US Storms Are Fooling the Markets

In my view, the dreadful ice and snow storms that have been battering the east of the United States are obscuring the real strength of the economic recovery and setting the markets up to provide great opportunities over the next few weeks.

In my view, the dreadful ice and snow storms that have been battering the east of the United States are obscuring the real strength of the economic recovery and setting the markets up to provide great opportunities over the next few weeks.

Economists have been tearing their hair out trying to de-construct the recent string of negative data surprises, which have undermined confidence in growth, to eliminate the weather effect. The first significant tainted release in this series was probably the ostensibly weak employment report for December, which we received on 10th January. The consensus had been for a 197,000 increase in non-farm payrolls, but the data showed only 74,000. Weekly earnings and hours worked also ticked down and failed to match expectations, and the headline unemployment rate apparently only fell due to a further fall in the participation rate to a new low for the cycle of 62.8%.

Further disappointments followed for building permits and pending home sales, the Manufacturing ISM survey, and vehicle sales. Finally the icing on the cake was the January employment report, released on 7th February. As in the previous month, non-farm payrolls growth disappointed, at 113,000, vs a consensus for 180,000. However, maybe we saw the first signs of Spring, as the household survey revealed a contrasting picture, with a 638,000 increase in employment, an increase in hourly earnings, a fall in the broader, U6, measure of unemployment to 12.7% (the lowest since the Fall of 2008, just after the Lehman bankruptcy, when U6 was sky-rocketing), and last but not least, the participation rate ticked up to 63.0%.

Meanwhile, we had the emerging markets wobble in late January, with massive currency deprecations in Argentina and Turkey reviving concerns of a more widespread crisis, driven primarily by the Fed's ongoing QE tapering.

All of the above conspired to force the yield on 10-year US T-Notes down from just over 3.0% at the turn of the year, to a low of 2.58% on 3rd February, as investors dashed for safe-haven cover.

Turning to Fed policy, just as Forward Guidance was so recently the darling of central bankers in Washington and London, it is now being swiftly consigned to the bin, as unemployment rates have plummeted uncomfortably quickly, and they now rest horribly close to the thresholds cited as a pre-condition before which discussion of interest rate rises would not even begin. We seem to have moved on to a somewhat more fuzzy world in which the Fed will try to guess how much is left of the famously nebulous output gap, to judge whether improving unemployment figures do intend presage a return of labour power and rapid wage growth.

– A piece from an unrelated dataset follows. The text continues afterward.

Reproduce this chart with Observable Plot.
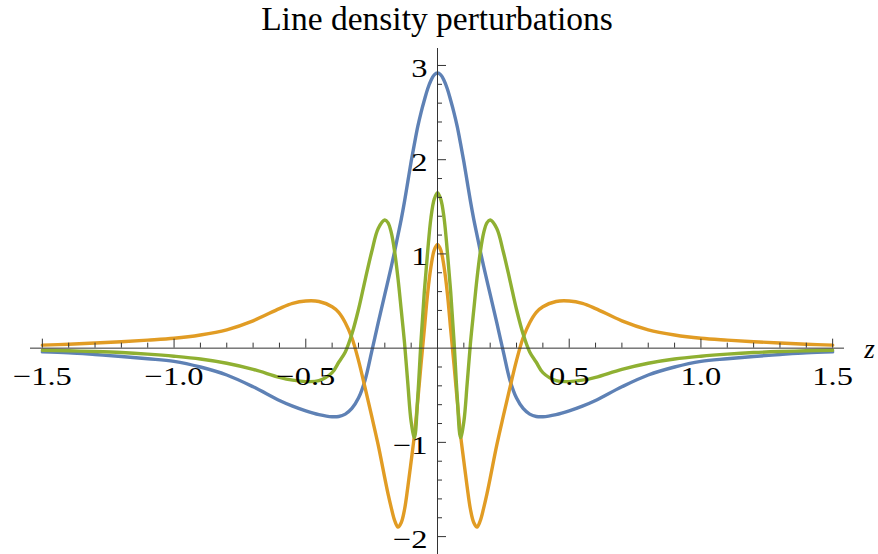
<!DOCTYPE html>
<html>
<head>
<meta charset="utf-8">
<script src="https://cdn.jsdelivr.net/npm/d3@7"></script>
<script src="https://cdn.jsdelivr.net/npm/@observablehq/plot@0.6"></script>
<style>
  html, body { margin: 0; padding: 0; background: #fff; }
  #wrap { width: 878px; height: 554px; overflow: hidden; }
  #title { height: 40px; line-height: normal; font-family: "Liberation Serif", "Times New Roman", serif; font-size: 33.5px; color: #000; text-align: center; padding-right: 4px; white-space: nowrap; }
</style>
</head>
<body>
<div id="wrap">
  <div id="title"></div>
  <div id="chart"></div>
</div>
<script>
const titleText = "Line density perturbations";
const axisLabel = "z";

const zGrid = [
  -1.5, -1.4, -1.3, -1.2, -1.1, -1.0, -0.9, -0.8, -0.7, -0.6, -0.55, -0.5, -0.45, -0.4, -0.375, -0.35, -0.325, -0.3, -0.275,
  -0.25, -0.225, -0.2, -0.1875, -0.175, -0.1625, -0.15, -0.1375, -0.125, -0.1125, -0.1, -0.0875, -0.075, -0.0625, -0.05,
  -0.0375, -0.025, -0.0125, 0,
  0.0125, 0.025, 0.0375, 0.05, 0.0625, 0.075, 0.0875, 0.1, 0.1125, 0.125, 0.1375, 0.15, 0.1625, 0.175, 0.1875, 0.2,
  0.225, 0.25, 0.275, 0.3, 0.325, 0.35, 0.375, 0.4, 0.45, 0.5, 0.55, 0.6, 0.7, 0.8, 0.9, 1.0, 1.1, 1.2, 1.3, 1.4, 1.5
];

const blueValues = [
  -0.04, -0.05, -0.068, -0.088, -0.112, -0.14, -0.2, -0.285, -0.41, -0.555, -0.615, -0.665, -0.705, -0.728, -0.725, -0.70, -0.64, -0.53, -0.34,
  -0.04, 0.27, 0.57, 0.72, 0.87, 1.03, 1.2, 1.37, 1.56, 1.77, 1.98, 2.17, 2.35, 2.5, 2.63,
  2.75, 2.84, 2.9, 2.92,
  2.9, 2.84, 2.75, 2.63, 2.5, 2.35, 2.17, 1.98, 1.77, 1.56, 1.37, 1.2, 1.03, 0.87, 0.72, 0.57,
  0.27, -0.04, -0.34, -0.53, -0.64, -0.70, -0.725, -0.728, -0.705, -0.665, -0.615, -0.555, -0.41, -0.285, -0.2, -0.14, -0.112, -0.088, -0.068, -0.05, -0.04
];

const orangeValues = [
  0.032, 0.042, 0.054, 0.068, 0.085, 0.105, 0.14, 0.195, 0.29, 0.42, 0.475, 0.50, 0.495, 0.44, 0.38, 0.27, 0.11, -0.13, -0.42,
  -0.72, -1.03, -1.38, -1.55, -1.70, -1.83, -1.90, -1.85, -1.71, -1.47, -1.2, -0.92, -0.56, -0.17, 0.2,
  0.58, 0.86, 1.04, 1.1,
  1.04, 0.86, 0.58, 0.2, -0.17, -0.56, -0.92, -1.2, -1.47, -1.71, -1.85, -1.90, -1.83, -1.70, -1.55, -1.38,
  -1.03, -0.72, -0.42, -0.13, 0.11, 0.27, 0.38, 0.44, 0.495, 0.50, 0.475, 0.42, 0.29, 0.195, 0.14, 0.105, 0.085, 0.068, 0.054, 0.042, 0.032
];

const greenValues = [
  -0.022, -0.028, -0.036, -0.047, -0.064, -0.086, -0.115, -0.16, -0.225, -0.31, -0.34, -0.355, -0.345, -0.26, -0.15, -0.04, 0.15, 0.41, 0.72,
  1.02, 1.27, 1.36, 1.33, 1.22, 1.02, 0.74, 0.40, 0.05, -0.38, -0.78, -0.95, -0.52, 0.08, 0.6,
  1.02, 1.38, 1.58, 1.65,
  1.58, 1.38, 1.02, 0.6, 0.08, -0.52, -0.95, -0.78, -0.38, 0.05, 0.40, 0.74, 1.02, 1.22, 1.33, 1.36,
  1.27, 1.02, 0.72, 0.41, 0.15, -0.04, -0.15, -0.26, -0.345, -0.355, -0.34, -0.31, -0.225, -0.16, -0.115, -0.086, -0.064, -0.047, -0.036, -0.028, -0.022
];

const seriesNames = ["series 1", "series 2", "series 3"];
const seriesColors = ["#5E81B5", "#E19C24", "#8FB032"];

const xMajorTicks = [-1.5, -1, -0.5, 0.5, 1, 1.5];
const xTickLabels = ["\u22121.5", "\u22121.0", "\u22120.5", "0.5", "1.0", "1.5"];
const xMinorTicks = [-1.4, -1.3, -1.2, -1.1, -0.9, -0.8, -0.7, -0.6, -0.4, -0.3, -0.2, -0.1,
                     0.1, 0.2, 0.3, 0.4, 0.6, 0.7, 0.8, 0.9, 1.1, 1.2, 1.3, 1.4];
const yMajorTicks = [-2, -1, 1, 2, 3];
const yTickLabels = ["\u22122", "\u22121", "1", "2", "3"];
const yMinorTicks = [-1.8, -1.6, -1.4, -1.2, -0.8, -0.6, -0.4, -0.2, 0.2, 0.4, 0.6, 0.8,
                     1.2, 1.4, 1.6, 1.8, 2.2, 2.4, 2.6, 2.8];

document.getElementById("title").textContent = titleText;

const valueSets = [blueValues, orangeValues, greenValues];
const rows = [];
seriesNames.forEach((name, s) => {
  zGrid.forEach((z, i) => rows.push({series: name, z, v: valueSets[s][i]}));
});

const axisColor = "#333333";
const serif = "Liberation Serif";

const chart = Plot.plot({
  width: 878,
  height: 514,
  marginLeft: 30,
  marginRight: 34,
  marginTop: 8,
  marginBottom: 0,
  x: {domain: [-1.545, 1.545], axis: null},
  y: {domain: [-2.19, 3.18], axis: null},
  color: {type: "ordinal", domain: seriesNames, range: seriesColors},
  style: {background: "white", overflow: "visible"},
  marks: [
    Plot.line(rows, {x: "z", y: "v", z: "series", stroke: "series", strokeWidth: 3.4, curve: "catmull-rom"}),
    Plot.ruleY([0], {stroke: axisColor, strokeWidth: 1}),
    Plot.ruleX([0], {stroke: axisColor, strokeWidth: 1}),
    Plot.ruleX(xMajorTicks, {x: d => d, y1: () => 0, y2: () => 0, insetTop: 0, insetBottom: 9, stroke: axisColor}),
    Plot.ruleX(xMinorTicks, {x: d => d, y1: () => 0, y2: () => 0, insetTop: 0, insetBottom: 5, stroke: axisColor}),
    Plot.ruleY(yMajorTicks, {y: d => d, x1: () => 0, x2: () => 0, insetLeft: 0, insetRight: -9, stroke: axisColor}),
    Plot.ruleY(yMinorTicks, {y: d => d, x1: () => 0, x2: () => 0, insetLeft: 0, insetRight: -5, stroke: axisColor}),
    Plot.text(xMajorTicks, {x: d => d, y: () => 0, text: (d, i) => xTickLabels[i], dy: 29,
      fontSize: 26, fontFamily: serif, fill: "black", textAnchor: "middle", className: "xlab"}),
    Plot.text(yMajorTicks, {x: () => 0, y: d => d, text: (d, i) => yTickLabels[i], dx: -10, dy: 3,
      fontSize: 26, fontFamily: serif, fill: "black", textAnchor: "end", className: "ylab"}),
    Plot.text([axisLabel], {frameAnchor: "right", y: () => 0, text: d => d, dx: 25, dy: 1,
      fontSize: 27, fontFamily: serif, fontStyle: "italic", fill: "black", textAnchor: "middle"})
  ]
});

document.getElementById("chart").appendChild(chart);

// widen tick label glyphs horizontally, as in the reference rendering
chart.querySelectorAll("g.xlab text, g.ylab text").forEach(el => {
  const tr = el.getAttribute("transform");
  if (tr) {
    el.setAttribute("transform", tr + " scale(1.25,1)");
  } else {
    const x = +el.getAttribute("x") || 0, y = +el.getAttribute("y") || 0;
    el.removeAttribute("x"); el.removeAttribute("y");
    el.setAttribute("transform", `translate(${x},${y}) scale(1.25,1)`);
  }
});
</script>
</body>
</html>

As we stand, new Chair Yellen has made it clear that continuity will be the watch-word and that she feels the output gap is still considerable, implying a huge swathe of avoidable and unnecessary human misery. In support of this view, she would point to the employment-to-population ratio, which has improved negligibly since the recession, when it fell through the floor, as a good indicator of huge slack in the labour market. However, New York Fed researchers Samuel Kapon and Joseph Tracy recently published a paper highlighting the potential for the employment-to-population ratio to mislead us, unless we take account of 'baby-boomer' demographics,

"The E/P ratio is a misleading indicator for the degree of the labor market recovery," say Kapon and Tracy. "Adjusting for changing demographics has an important impact on the picture that emerges about the degree of the labor market recovery. The actual E/P ratio suggests that the labor market has made relatively no progress since the end of the recession in recovering from the 4.1 percentage point decline in this measure. In contrast, the gap between the demographically adjusted E/P ratio using our normalization and the actual E/P ratio is a much smaller 0.7 percentage points."

In other words, permanent drop-outs from the labour force, e.g. retirees, of course mean that the participation rate has fallen and therefore the fall in headline unemployment rates is 'for real' and has the potential to lead to an inflation problem quite quickly. The US economy also faces much less fiscal drag this year, with the expected change in cyclically adjusted budget balance being +0.5% in 2014, after +2.7% last year.

Turning to the markets, they already seem to be correcting for the weather effect. Treasury yields actually rose last week, even in the face of several weak-ish data releases. Emerging markets seem to be recovering and anyway damage is not expected to be contagious, due to improved structural state of many formerly weak countries, with massive FX reserves a common theme. Fed Fund futures are still priced well to the dovish side of the FOMC's December Summary of Economic Projections, (SEP), and don't forget the FOMC's membership changed in January, becoming significantly more hawkish. Taking all of this into account, although the current storms may well weigh upon February's statistics, Q2 growth could now hit 4% and US rates could move significantly higher along the curve, also taking the USD higher-especially against the Yen, as safe-haven flight undoubtedly reinforced January's bout of Yen strength.